Stated problem: The entries below should be given again exactly, minus their pictures.

┌─ Information shown

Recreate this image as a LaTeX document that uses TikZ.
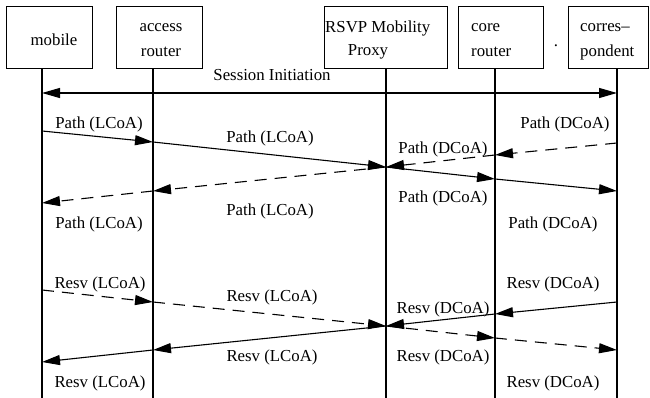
\documentclass[tikz,border=0pt]{standalone}
\usepackage{fontspec}
\setmainfont{Liberation Serif}
\usetikzlibrary{arrows.meta}
\begin{document}
\begin{tikzpicture}[x=1pt,y=-1pt,
  every node/.style={font=\fontsize{16.8}{24}\selectfont, inner sep=0pt},
  entity/.style={draw, line width=1pt, minimum height=62pt, inner sep=0pt},
  lifeline/.style={line width=1.3pt},
  msg/.style={line width=1.1pt, -{Triangle[length=18pt,width=10pt]}},
  dmsg/.style={msg, dash pattern=on 12pt off 8pt},
  lbl/.style={anchor=center}]
\useasboundingbox (0,0) rectangle (650,398);

% entity boxes
\node[entity, minimum width=86pt] (mobile) at (49,38) {};
\node[entity, minimum width=86pt] (access) at (159,38) {};
\node[entity, minimum width=123pt] (proxy) at (385.5,38) {};
\node[entity, minimum width=85pt] (core) at (500.5,38) {};
\node[entity, minimum width=80pt] (corres) at (608,38) {};

% entity names
\node (mobileT) at (54,40) {mobile};
\node (accessT1) at (161,28) {access};
\node (accessT2) at (161,52) {router};
\node[anchor=west] (proxyT1) at (325,28) {RSVP Mobility};
\node (proxyT2) at (368,52) {Proxy};
\node[anchor=west] (coreT1) at (471,28) {core};
\node[anchor=west] (coreT2) at (471,52) {router};
\node[anchor=west] (corresT1) at (580,28) {corres--};
\node[anchor=west] (corresT2) at (580,52) {pondent};
\node (speck) at (556,46) {.};

% lifelines
\coordinate (mobileB) at (42,398);
\coordinate (accessB) at (153,398);
\coordinate (proxyB) at (386,398);
\coordinate (coreB) at (495,398);
\coordinate (corresB) at (617,398);
\draw[lifeline] (mobileB |- mobile.south) -- (mobileB);
\draw[lifeline] (accessB |- access.south) -- (accessB);
\draw[lifeline] (proxyB |- proxy.south) -- (proxyB);
\draw[lifeline] (coreB |- core.south) -- (coreB);
\draw[lifeline] (corresB |- corres.south) -- (corresB);

% session initiation
\coordinate (siM) at (42,93);
\coordinate (siC) at (617,93);
\draw[msg, {Triangle[length=18pt,width=10pt]}-{Triangle[length=18pt,width=10pt]}] (siM) -- (siC);
\node (siT) at (272,75) {Session Initiation};

% Path messages
\coordinate (pa1) at (42,131);
\coordinate (pa2) at (153,142);
\coordinate (px) at (386,167);
\coordinate (pa4) at (495,179);
\coordinate (pa5) at (617,191);
\coordinate (pd1) at (617,143);
\coordinate (pd2) at (495,155);
\coordinate (pd4) at (153,191);
\coordinate (pd5) at (42,203);
\draw[msg] (pa1) -- (pa2);
\draw[msg] (pa2) -- (px);
\draw[msg] (px) -- (pa4);
\draw[msg] (pa4) -- (pa5);
\draw[dmsg] (pd1) -- (pd2);
\draw[dmsg] (pd2) -- (px);
\draw[dmsg] (px) -- (pd4);
\draw[dmsg] (pd4) -- (pd5);

\node[lbl] (pl1) at (99,124) {Path (LCoA)};
\node[lbl] (pl2) at (270,138) {Path (LCoA)};
\node[lbl] (pl3) at (270,211) {Path (LCoA)};
\node[lbl] (pl4) at (99,224) {Path (LCoA)};
\node[lbl] (pd1T) at (565,124) {Path (DCoA)};
\node[lbl] (pd2T) at (443,149) {Path (DCoA)};
\node[lbl] (pd3T) at (443,198) {Path (DCoA)};
\node[lbl] (pd4T) at (553,224) {Path (DCoA)};

% Resv messages
\coordinate (ra1) at (42,290);
\coordinate (ra2) at (153,302);
\coordinate (rx) at (386,326);
\coordinate (ra4) at (495,338);
\coordinate (ra5) at (617,350);
\coordinate (rd1) at (617,302);
\coordinate (rd2) at (495,314);
\coordinate (rd4) at (153,350);
\coordinate (rd5) at (42,362);
\draw[dmsg] (ra1) -- (ra2);
\draw[dmsg] (ra2) -- (rx);
\draw[dmsg] (rx) -- (ra4);
\draw[dmsg] (ra4) -- (ra5);
\draw[msg] (rd1) -- (rd2);
\draw[msg] (rd2) -- (rx);
\draw[msg] (rx) -- (rd4);
\draw[msg] (rd4) -- (rd5);

\node[lbl] (rl1) at (100,284) {Resv (LCoA)};
\node[lbl] (rl2) at (272,297) {Resv (LCoA)};
\node[lbl] (rl3) at (272,357) {Resv (LCoA)};
\node[lbl] (rl4) at (100,383) {Resv (LCoA)};
\node[lbl] (rd1T) at (553,284) {Resv (DCoA)};
\node[lbl] (rd2T) at (443,309) {Resv (DCoA)};
\node[lbl] (rd3T) at (443,357) {Resv (DCoA)};
\node[lbl] (rd4T) at (553,383) {Resv (DCoA)};
\end{tikzpicture}
\end{document}
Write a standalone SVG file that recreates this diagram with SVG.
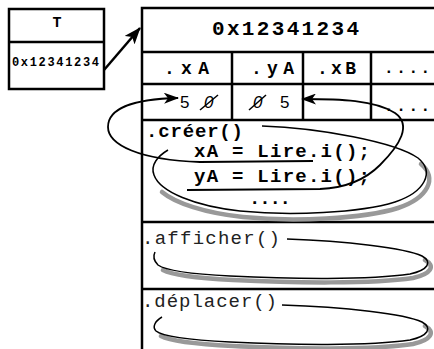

└─

Reply to the exercise:
Recreate this image as a LaTeX document that uses TikZ.
\documentclass[tikz,border=0pt]{standalone}
\usepackage{fontspec}
\setmainfont{Liberation Serif}
\usetikzlibrary{arrows.meta}
\begin{document}
\begin{tikzpicture}[x=1pt,y=-1pt,
  every node/.style={font=\fontsize{16.8}{24}\selectfont, inner sep=0pt},
  entity/.style={draw, line width=1pt, minimum height=62pt, inner sep=0pt},
  lifeline/.style={line width=1.3pt},
  msg/.style={line width=1.1pt, -{Triangle[length=18pt,width=10pt]}},
  dmsg/.style={msg, dash pattern=on 12pt off 8pt},
  lbl/.style={anchor=center}]
\useasboundingbox (0,0) rectangle (650,398);

% entity boxes
\node[entity, minimum width=86pt] (mobile) at (49,38) {};
\node[entity, minimum width=86pt] (access) at (159,38) {};
\node[entity, minimum width=123pt] (proxy) at (385.5,38) {};
\node[entity, minimum width=85pt] (core) at (500.5,38) {};
\node[entity, minimum width=80pt] (corres) at (608,38) {};

% entity names
\node (mobileT) at (54,40) {mobile};
\node (accessT1) at (161,28) {access};
\node (accessT2) at (161,52) {router};
\node[anchor=west] (proxyT1) at (325,28) {RSVP Mobility};
\node (proxyT2) at (368,52) {Proxy};
\node[anchor=west] (coreT1) at (471,28) {core};
\node[anchor=west] (coreT2) at (471,52) {router};
\node[anchor=west] (corresT1) at (580,28) {corres--};
\node[anchor=west] (corresT2) at (580,52) {pondent};
\node (speck) at (556,46) {.};

% lifelines
\coordinate (mobileB) at (42,398);
\coordinate (accessB) at (153,398);
\coordinate (proxyB) at (386,398);
\coordinate (coreB) at (495,398);
\coordinate (corresB) at (617,398);
\draw[lifeline] (mobileB |- mobile.south) -- (mobileB);
\draw[lifeline] (accessB |- access.south) -- (accessB);
\draw[lifeline] (proxyB |- proxy.south) -- (proxyB);
\draw[lifeline] (coreB |- core.south) -- (coreB);
\draw[lifeline] (corresB |- corres.south) -- (corresB);

% session initiation
\coordinate (siM) at (42,93);
\coordinate (siC) at (617,93);
\draw[msg, {Triangle[length=18pt,width=10pt]}-{Triangle[length=18pt,width=10pt]}] (siM) -- (siC);
\node (siT) at (272,75) {Session Initiation};

% Path messages
\coordinate (pa1) at (42,131);
\coordinate (pa2) at (153,142);
\coordinate (px) at (386,167);
\coordinate (pa4) at (495,179);
\coordinate (pa5) at (617,191);
\coordinate (pd1) at (617,143);
\coordinate (pd2) at (495,155);
\coordinate (pd4) at (153,191);
\coordinate (pd5) at (42,203);
\draw[msg] (pa1) -- (pa2);
\draw[msg] (pa2) -- (px);
\draw[msg] (px) -- (pa4);
\draw[msg] (pa4) -- (pa5);
\draw[dmsg] (pd1) -- (pd2);
\draw[dmsg] (pd2) -- (px);
\draw[dmsg] (px) -- (pd4);
\draw[dmsg] (pd4) -- (pd5);

\node[lbl] (pl1) at (99,124) {Path (LCoA)};
\node[lbl] (pl2) at (270,138) {Path (LCoA)};
\node[lbl] (pl3) at (270,211) {Path (LCoA)};
\node[lbl] (pl4) at (99,224) {Path (LCoA)};
\node[lbl] (pd1T) at (565,124) {Path (DCoA)};
\node[lbl] (pd2T) at (443,149) {Path (DCoA)};
\node[lbl] (pd3T) at (443,198) {Path (DCoA)};
\node[lbl] (pd4T) at (553,224) {Path (DCoA)};

% Resv messages
\coordinate (ra1) at (42,290);
\coordinate (ra2) at (153,302);
\coordinate (rx) at (386,326);
\coordinate (ra4) at (495,338);
\coordinate (ra5) at (617,350);
\coordinate (rd1) at (617,302);
\coordinate (rd2) at (495,314);
\coordinate (rd4) at (153,350);
\coordinate (rd5) at (42,362);
\draw[dmsg] (ra1) -- (ra2);
\draw[dmsg] (ra2) -- (rx);
\draw[dmsg] (rx) -- (ra4);
\draw[dmsg] (ra4) -- (ra5);
\draw[msg] (rd1) -- (rd2);
\draw[msg] (rd2) -- (rx);
\draw[msg] (rx) -- (rd4);
\draw[msg] (rd4) -- (rd5);

\node[lbl] (rl1) at (100,284) {Resv (LCoA)};
\node[lbl] (rl2) at (272,297) {Resv (LCoA)};
\node[lbl] (rl3) at (272,357) {Resv (LCoA)};
\node[lbl] (rl4) at (100,383) {Resv (LCoA)};
\node[lbl] (rd1T) at (553,284) {Resv (DCoA)};
\node[lbl] (rd2T) at (443,309) {Resv (DCoA)};
\node[lbl] (rd3T) at (443,357) {Resv (DCoA)};
\node[lbl] (rd4T) at (553,383) {Resv (DCoA)};
\end{tikzpicture}
\end{document}
Write a standalone SVG file that recreates this diagram with SVG.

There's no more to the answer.